Nossos amigos eram o Mineiro (morava comigo, era colega da faculdade, suicidou-se), o Rubens (amigo querido, achei-o na lista telefônica em Osasco muitos anos depois), Ricardo Seixas (sumiu no Mundo, encontrei-o há muito tempo atrás em Santa Cruz da Serra e mais não sei), Rodrigo Siri (casou-se, teve filhos, mora em Miracema, mas quase não o vejo) e Alexandre, que é o único que continua presente na minha vida. Bebíamos vinho cantina de São Roque tinto licoroso e quando acordávamos, até o suor ficava roxo.

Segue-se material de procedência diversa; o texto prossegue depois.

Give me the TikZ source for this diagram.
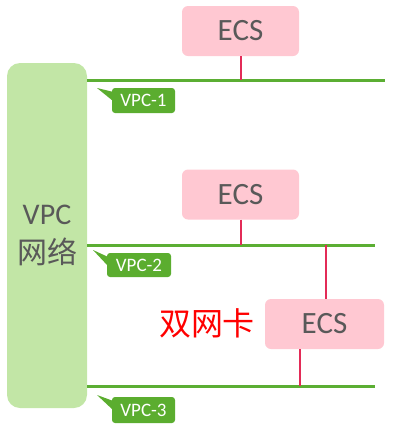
\documentclass[tikz,border=0pt]{standalone}
\usepackage{fontspec}
\setmainfont{Carlito}
\newfontfamily\cjk{Noto Sans CJK SC}
\usetikzlibrary{calc}
\definecolor{ecspink}{HTML}{FFC8D2}
\definecolor{colgreen}{HTML}{C2E6A6}
\definecolor{linegreen}{HTML}{5BAE33}
\definecolor{labgreen}{HTML}{5BAD2F}
\definecolor{connred}{HTML}{E32B57}
\definecolor{txtgray}{HTML}{595959}
\begin{document}
\begin{tikzpicture}[x=1pt,y=-1pt,
  ecsbox/.style={fill=ecspink, rounded corners=6pt, minimum width=117pt, minimum height=50pt, inner sep=0pt, text=txtgray, font=\fontsize{31}{33}\selectfont},
  vpclab/.style={fill=labgreen, rounded corners=3pt, minimum width=63pt, minimum height=25pt, inner sep=0pt, text=white, font=\fontsize{19}{21}\selectfont},
  tail/.style={fill=labgreen},
  vline/.style={draw=linegreen, line width=3pt},
  conn/.style={draw=connred, line width=1.2pt}]
\useasboundingbox (0,0) rectangle (393,432);
% column
\node[fill=colgreen, rounded corners=13pt, minimum width=80pt, minimum height=345pt, inner sep=0pt, text=txtgray, align=center, font=\fontsize{30}{39}\selectfont] (col) at (47,235.5) {VPC\\{\cjk\fontsize{30}{39}\selectfont 网络}};
% lines
\coordinate (l1a) at (87,80);  \coordinate (l1b) at (385,80);
\coordinate (l2a) at (87,245); \coordinate (l2b) at (375,245);
\coordinate (l3a) at (87,386); \coordinate (l3b) at (375,386);
\draw[vline] (l1a) -- (l1b);
\draw[vline] (l2a) -- (l2b);
\draw[vline] (l3a) -- (l3b);
% ECS nodes
\node[ecsbox] (ecs1) at (240.5,31) {ECS};
\node[ecsbox] (ecs2) at (240.5,194.5) {ECS};
\node[ecsbox, minimum width=119pt] (ecs3) at (324.5,324) {ECS};
% connectors
\coordinate (j1) at (241,80);
\coordinate (j2) at (241,245);
\coordinate (j3) at (326,245);
\coordinate (j4) at (300,386);
\draw[conn] (ecs1.south -| j1) -- (j1);
\draw[conn] (ecs2.south -| j2) -- (j2);
\draw[conn] (j3) -- (j3 |- ecs3.north);
\draw[conn] (ecs3.south -| j4) -- (j4);
% labels
\node[vpclab] (v1) at (143.5,100.5) {VPC-1};
\node[vpclab, minimum width=64pt, minimum height=24pt] (v2) at (139,265) {VPC-2};
\node[vpclab, minimum height=26pt] (v3) at (143.5,410) {VPC-3};
\fill[tail] (97,88) -- ($(v1.north west)+(1,4)$) -- ($(v1.north west)+(1,13)$) -- cycle;
\fill[tail] (93,250) -- ($(v2.north west)+(1,4)$) -- ($(v2.north west)+(1,13)$) -- cycle;
\fill[tail] (97,395) -- ($(v3.north west)+(1,4)$) -- ($(v3.north west)+(1,13)$) -- cycle;
% dual NIC text
\node[text=red, font=\cjk\fontsize{32}{34}\selectfont, inner sep=0pt] (dual) at (207,323) {双网卡};
\end{tikzpicture}
\end{document}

Regina foi uma festa de 3 anos. Era uma mulher fácil de lidar, disposta a aprender, e tinha um todo muito bonito: pernas, peitos, rosto, cabelos lisos e curtos, tudo muito bem combinado. E uma inteligência e sensibilidade raras para alguém que acabou de chegar da roça. Eu pelo menos, quando cheguei da roça, levei anos para me adaptar. Mas Regina não. Parecia que aquilo tudo (eu inclusive) já era dela.
Praticamente moramos juntos. Naquela época, meus pais vinham muito a Niterói e Regina ficava comigo todo o tempo em que eles não estavam.
Passamos 3 anos conversando, ouvindo, aprendendo, dividindo tudo. Amando. Um amor muito puro, que vinha das coisas mais sinceras e profundas de dentro de nós. Não lembro como começou, não lembro como terminou. Só não consigo me esquecer do quanto ficou em mim.
Foi mais ou menos o que eu disse a ela ontem nos 12 minutos de barca. A vida passa muito rápido e não há alumbramento mais doce do que o resgate de uma boa lembrança.